In a refuge on the outskirts of Peshawar, just seven kilometres from Taliban-controlled Dera Adam Khel, they sang ancient Pakhtun poems about wine and beautiful dancing girls. It was a far cry from the vision of Pakistan the Taliban promises to create.

Yet, as with the immediate future of stability in this country, many remain uncertain about whom they should be blaming for all this violence. One source of this uncertainty is continual denial about home grown militancy. Major religious parties like Jamaat-e-Islami and Jamaat-e-Ulema-Islami refuse to even use the word Taliban. And army spokesperson General Athar Abbas, Pakistan’s own version of a glib Pentagon spokesperson who issues daily press statements promising the enemy will soon be vanquished, has generally preferred to talk of "miscreants" rather than use the T word.

Even rank-and-file soldiers are uncertain about the enemy they are facing. One junior officer said he did not believe the Taliban were behind atrocities like the gruesome murder of captured army personnel.

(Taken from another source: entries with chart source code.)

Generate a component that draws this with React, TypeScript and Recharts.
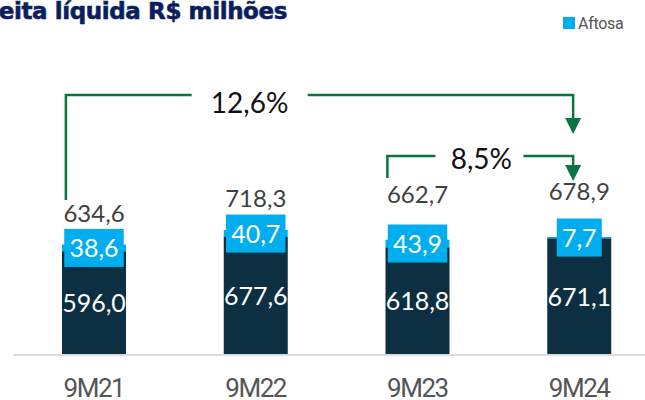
import React from 'react';
import { BarChart, Bar, XAxis, YAxis, LabelList, Customized } from 'recharts';

const periods = ['9M21', '9M22', '9M23', '9M24'];
const baseRevenue = [596.0, 677.6, 618.8, 671.1];
const aftosaRevenue = [38.6, 40.7, 43.9, 7.7];
const totalRevenue = [634.6, 718.3, 662.7, 678.9];
const growthLabels = ['12,6%', '8,5%'];

const chartData = periods.map((p, i) => ({
  period: p,
  base: baseRevenue[i],
  aftosa: aftosaRevenue[i],
  total: totalRevenue[i],
}));

const W = 662;
const H = 400;
const margin = { top: 181, right: 2, left: 13, bottom: 0 };
const xAxisH = 45;
const yMax = 1000;
const plotW = W - margin.left - margin.right;
const step = plotW / periods.length;
const bandCenter = (i: number) => margin.left + step * (i + 0.5);

const NAVY = '#0c2f41';
const BLUE = '#00aeef';
const GREEN = '#0a7442';
const NUM_FONT = 'Lato, sans-serif';

const fmt = (v: number) => v.toFixed(1).replace('.', ',');

const BaseLabel = (props: any) => {
  const { x, y, width, height, value } = props;
  return (
    <text x={x + width / 2} y={y + height / 2 + 9} textAnchor="middle" fill="#fff"
      fontFamily={NUM_FONT} fontSize={25}>
      {fmt(value)}
    </text>
  );
};

const AftosaLabel = (props: any) => {
  const { x, y, width, height, value } = props;
  const txt = fmt(value);
  const digits = txt.replace(',', '').length;
  const boxW = digits * 14.5 + 16;
  const cy = y + height / 2;
  return (
    <g>
      <rect x={x + width / 2 - boxW / 2} y={cy - 19} width={boxW} height={38} fill={BLUE} />
      <text x={x + width / 2} y={cy + 9} textAnchor="middle" fill="#fff"
        fontFamily={NUM_FONT} fontSize={25}>
        {txt}
      </text>
    </g>
  );
};

const TotalLabel = (props: any) => {
  const { x, y, width, index, value } = props;
  // the two later totals sit a bit higher, under the 8,5% bracket
  const lift = index < 2 ? 23 : 37;
  return (
    <text x={x + width / 2} y={y - lift} textAnchor="middle" fill="#404040"
      fontFamily={NUM_FONT} fontSize={24}>
      {fmt(value)}
    </text>
  );
};

const Tick = (props: any) => {
  const { x, y, payload } = props;
  return (
    <text x={x} y={y + 34} textAnchor="middle" fill="#555" fontFamily="Roboto, sans-serif"
      fontSize={26} letterSpacing={-1.5}>
      {payload.value}
    </text>
  );
};

const Arrow = ({ x, tip }: { x: number; tip: number }) => (
  <polygon points={`${x - 8},${tip - 16} ${x + 8},${tip - 16} ${x},${tip}`} fill={GREEN} />
);

const Annotations = () => {
  const l1 = bandCenter(0) - 28;
  const r = bandCenter(3) - 6;
  const t1 = bandCenter(1) - 6;
  const y1 = 95;
  const l2 = bandCenter(2) - 30;
  const t2 = bandCenter(2) + 64;
  const y2 = 156;
  return (
    <g>
      {/* title is cropped on the left in the source, keep it anchored at its right end */}
      <text x={287} y={19} textAnchor="end" fill="#0b1f5c" stroke="#0b1f5c" strokeWidth={0.6}
        fontFamily="'DejaVu Sans', sans-serif" fontWeight={700} fontSize={23} letterSpacing={-0.4}>
        Receita líquida R$ milhões
      </text>
      <rect x={563} y={17} width={12} height={12} fill={BLUE} />
      <text x={578} y={29} fill="#555" fontFamily="Roboto, sans-serif" fontSize={16}
        letterSpacing={-0.3}>
        Aftosa
      </text>

      <polyline points={`${l1},200 ${l1},${y1} ${t1 - 58},${y1}`} fill="none" stroke={GREEN} strokeWidth={2.5} />
      <polyline points={`${t1 + 58},${y1} ${r},${y1} ${r},${118}`} fill="none" stroke={GREEN} strokeWidth={2.5} />
      <Arrow x={r} tip={134} />
      <text x={t1} y={113} textAnchor="middle" fill="#111" fontFamily={NUM_FONT} fontSize={28}>
        {growthLabels[0]}
      </text>

      <polyline points={`${l2},178 ${l2},${y2} ${t2 - 46},${y2}`} fill="none" stroke={GREEN} strokeWidth={2.5} />
      <polyline points={`${t2 + 42},${y2} ${r},${y2} ${r},${165}`} fill="none" stroke={GREEN} strokeWidth={2.5} />
      <Arrow x={r} tip={181} />
      <text x={t2} y={169} textAnchor="middle" fill="#111" fontFamily={NUM_FONT} fontSize={28}>
        {growthLabels[1]}
      </text>
    </g>
  );
};

export default function App() {
  return (
    <div style={{ position: 'absolute', left: 0, top: 0, width: 645, height: 400, overflow: 'hidden', background: '#fff' }}>
      <BarChart width={W} height={H} data={chartData} margin={margin}>
        <XAxis dataKey="period" height={xAxisH} tickLine={false} interval={0}
          axisLine={{ stroke: '#dcdcdc', strokeWidth: 2 }} tick={<Tick />} />
        <YAxis hide domain={[0, yMax]} />
        <Bar dataKey="base" stackId="r" fill={NAVY} barSize={64} isAnimationActive={false}>
          <LabelList dataKey="base" content={<BaseLabel />} />
        </Bar>
        <Bar dataKey="aftosa" stackId="r" fill={BLUE} barSize={64} isAnimationActive={false}>
          <LabelList dataKey="aftosa" content={<AftosaLabel />} />
          <LabelList dataKey="total" content={<TotalLabel />} />
        </Bar>
        <Customized component={<Annotations />} />
      </BarChart>
    </div>
  );
}
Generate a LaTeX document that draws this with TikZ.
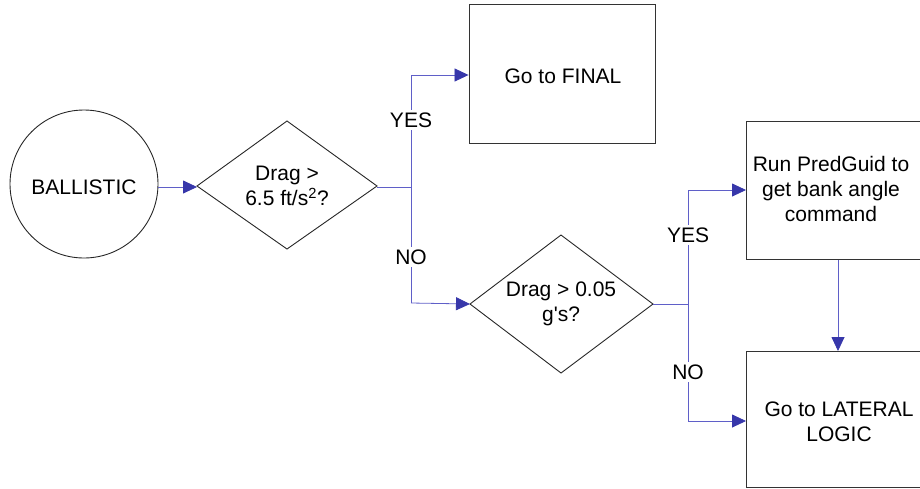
\documentclass[tikz,border=0pt]{standalone}
\usepackage{fontspec}
\setmainfont{Liberation Sans}
\usetikzlibrary{shapes.geometric,arrows.meta}
\definecolor{linkblue}{RGB}{95,95,200}
\definecolor{tipblue}{RGB}{55,55,170}
\tikzset{
  every node/.style={font=\fontsize{21}{25}\selectfont, inner sep=0pt},
  boxnode/.style={draw=black!80, line width=0.9pt, rectangle},
  link/.style={draw=linkblue, line width=0.8pt, -{Triangle[length=14pt,width=13pt,fill=tipblue,color=tipblue]}},
  plainlink/.style={draw=linkblue, line width=0.8pt},
  lbl/.style={fill=white, inner sep=3pt},
  txt/.style={align=center}
}
\begin{document}
\begin{tikzpicture}[x=1pt,y=-1pt]
\useasboundingbox (0,0) rectangle (920,488);
\clip (0,0) rectangle (920,488);
% shapes
\node[draw=black!85, line width=0.9pt, circle, minimum size=148pt] (ball) at (84,184) {};
\node (balltxt) at (84,187) {BALLISTIC};
\draw[draw=black!85, line width=0.9pt] (197,186) -- (287,121) -- (377,186) -- (287,249) -- cycle;
\coordinate (d1l) at (197,186);
\coordinate (d1r) at (377,186);
\node[txt] (d1txt) at (287,186) {Drag >\\6.5 ft/s\textsuperscript{2}?};
\draw[draw=black!85, line width=0.9pt] (470,304) -- (561,235) -- (653,304) -- (561,373) -- cycle;
\coordinate (d2l) at (470,304);
\coordinate (d2r) at (653,304);
\node[txt] (d2txt) at (561,304) {Drag > 0.05\\g\textquotesingle s?};
\node[boxnode, minimum width=186pt, minimum height=139pt] (final) at (562,73.5) {};
\node (finaltxt) at (563,76) {Go to FINAL};
\node[boxnode, anchor=north west, minimum width=200pt, minimum height=138pt] (pred) at (746,121) {};
\node[txt] (predtxt) at (831,189) {Run PredGuid to\\get bank angle\\command};
\node[boxnode, anchor=north west, minimum width=200pt, minimum height=136pt] (lat) at (746,351) {};
\node[txt] (lattxt) at (839,422) {Go to LATERAL\\LOGIC};
% junctions
\coordinate (j1) at (411,187);
\coordinate (j1t) at (411,75);
\coordinate (j1b) at (411,303);
\coordinate (j2) at (688,304);
\coordinate (j2t) at (688,190);
\coordinate (j2b) at (688,421);
% connectors
\draw[link] (ball.east |- 0,187) -- (d1l |- 0,187);
\draw[plainlink] (d1r |- 0,187) -- (j1);
\draw[plainlink] (j1t) -- (j1b);
\draw[link] (j1t) -- (final.west |- j1t);
\draw[link] (j1b) -- (d2l);
\draw[plainlink] (d2r) -- (j2);
\draw[plainlink] (j2t) -- (j2b);
\draw[link] (j2t) -- (pred.west |- j2t);
\draw[link] (j2b) -- (lat.west |- j2b);
\draw[link] (pred.south -| 838,0) -- (lat.north -| 838,0);
% labels
\node[lbl] (yes1) at (411,120) {YES};
\node[lbl] (no1) at (411,257) {NO};
\node[lbl] (yes2) at (688,235) {YES};
\node[lbl] (no2) at (688,372) {NO};
\end{tikzpicture}
\end{document}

The people of Swat I spoke to didn’t seem to have such misgivings. Under the banner of "Aman Tehreek" or Peace Movement, ordinary villagers, clerics and local NGOs from Swat have joined forces to demand a cohesive, long term strategy for defeating the Taliban and bringing justice, education and employment to Swat.

"We are inspired by our great leader Abdul Ghaffar Khan," says Swat school teacher and activist Ziauddin Yusufzai in reference to the respected 20th century Pakhtun leader who is often described as the region’s Mahatma Gandhi.

"The movement was formed to denounce the three [forms of terrorism] — Taliban, sectarianism, and kidnappings [for ransom]," says NGO worker Fazal Maula.

"The army must eliminate the miscreants," he adds, but only through carefully targeted operations that cause a minimum of harm to civilians. The group has called on authorities to be more responsible in its military campaign and develop a detailed program for reconstruction. With its emerald mines, lumber industry and scenic beauty, Aman Tehreek believes Swat could quickly be reinvigorated.

Appeals for donations are being made on television and in markets across Pakistan. The clear signal is that, for the first time, Pakistanis are rallying with the Government and against the Taliban’s violent crusade.